Storia dell’ultima nevicata messinese…

In riva allo Stretto di Messina la neve è un fenomeno veramente molto raro. La media di nevicata con accumulo sulla città peloritana si aggira di solito in un evento ogni 7-8 anni, anche se negli anni passati, specie fra la fine del 1800 e l’inizio del 1900 le nevicate erano molto più frequenti rispetto ad oggi. Dagli inizi del novecento ad oggi sono decine e decine gli eventi nevosi (sia con accumulo che semplici fioccate “coreografiche”) che hanno interessato Messina e la sua ben più vasta periferia, con episodi veramente importanti che hanno trasformato temporaneamente la città dello stretto in una sorta di città norvegese. L’ultima vera nevicata che tinse di bianco il capoluogo peloritano risale a quel sabato pomeriggio di quel 30 Gennaio 1999. Quel giorno una massa d’aria artica si riverso sullo Stretto di Messina favorendo l’avvento di spettacolari rovesci nevosi, fino a livello del mare, che imbiancarono la zona nord della città, dall’Annunziata fino a Ganzirri e Torre Faro, con accumuli complessivi sui 2-3 cm a livello del mare. In centro e nei villaggi della zona sud, le temperature di poco positive e le precipitazioni meno abbondanti, rispetto alla riviera nord, non hanno agevolato un accumulo significativo, anche se bastava fare qualche centinaio di metri verso l’interno per vedere i primi depositi consistenti già a partire dai 50-100 metri.
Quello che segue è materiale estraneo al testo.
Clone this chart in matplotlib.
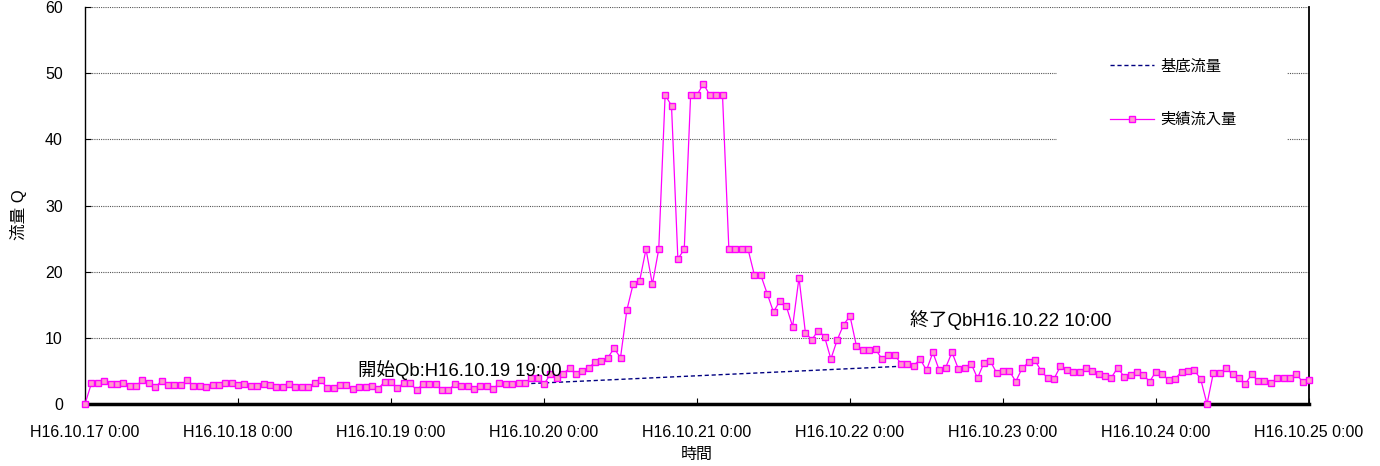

I colli e l’intera dorsale dei Peloritani era stata interamente sepolta dalla neve, già a 500 metri si registravano oltre 50 cm di accumulo, mentre a Dinnamare e sulle vette limitrofe si superava abbondantemente il metro di altezza in diversi punti. Ancora più rilevanti furono le nevicate che colpirono tutta la fascia tirrenica siciliana da Palermo fino a tutti i litorali della provincia messinese, dove nessun comune o centro balneare fu risparmiato (qui l’amarcord meteo di quei giorni). Come possiamo ben notare gran parte delle nevicate storiche che hanno colpito la città di Messina si sono realizzate proprio nella parte centrale o sul finire della stagione invernale, tra i mesi di Gennaio e Febbraio, anche se non sono mancati eventi tra fine Dicembre e la prima decade di Marzo. Quasi tutti gli eventi nevosi che hanno colpito lo stretto sono attribuiti allo sviluppo di profonde aree depressionarie che vanno a collocarsi tra il mar Ionio (Ionio low), golfo di Taranto e più raramente sul Canale d’Otranto tra il nord della Grecia e le coste albanesi.

Con questa peculiare collocazione le basse pressioni riescono ad aspirare masse d’aria molto gelide dalle lande ghiacciate dell’Europa centro-orientale, tavolta persino dalla Russia o Siberia (in tal caso ci troviamo dinnanzi aria gelidissima). L’aria gelida da nord-est, dopo aver invaso l’Adriatico, scavalca la dorsale dell’Appennino meridionale per tracimare liberamente sul mar Tirreno raggiungendo l’area dello stretto sotto forma di freddi venti di Maestrale e Tramontana che comportano drastiche riduzioni di temperatura e il conseguente avvento dei fenomeni nevosi fin dalle basse quote. Un altro fenomeno molto influente sulle nevicate messinesi è il noto che ha molte analogie con il più famoso “Lakes Effect” nord-americano. I venti gelidi di provenienza balcanica una volta transitati sopra le più miti acque superficiali del basso Tirreno si umidificano e determinano possenti contrasti termici, creando un fortissimo gradiente termico verticale (notevoli differenze di temperatura in seno alla colonna d’aria). A causa dei fortissimi contrasti termici, tra l’aria gelida in quota e la più temperata superficie marina tirrenica, si attivano violenti moti convettivi (moti ascensionali) che costruiscono imponenti addensamenti nuvolosi a sviluppo verticale (cumuli e cumulonembi) capaci di apportatore forti rovesci e violente manifestazioni temporalesche che date le bassissime termiche (in tali circostanze) hanno prevalente carattere nevoso fino alle coste. Ciò si concretizza soprattutto quando in quota prevale un teso flusso nord-occidentale che propaga gran parte dei nuclei precipitativi convettivi verso la fascia peloritana e l’area dello stretto, dove si fa sempre il carico di precipitazioni.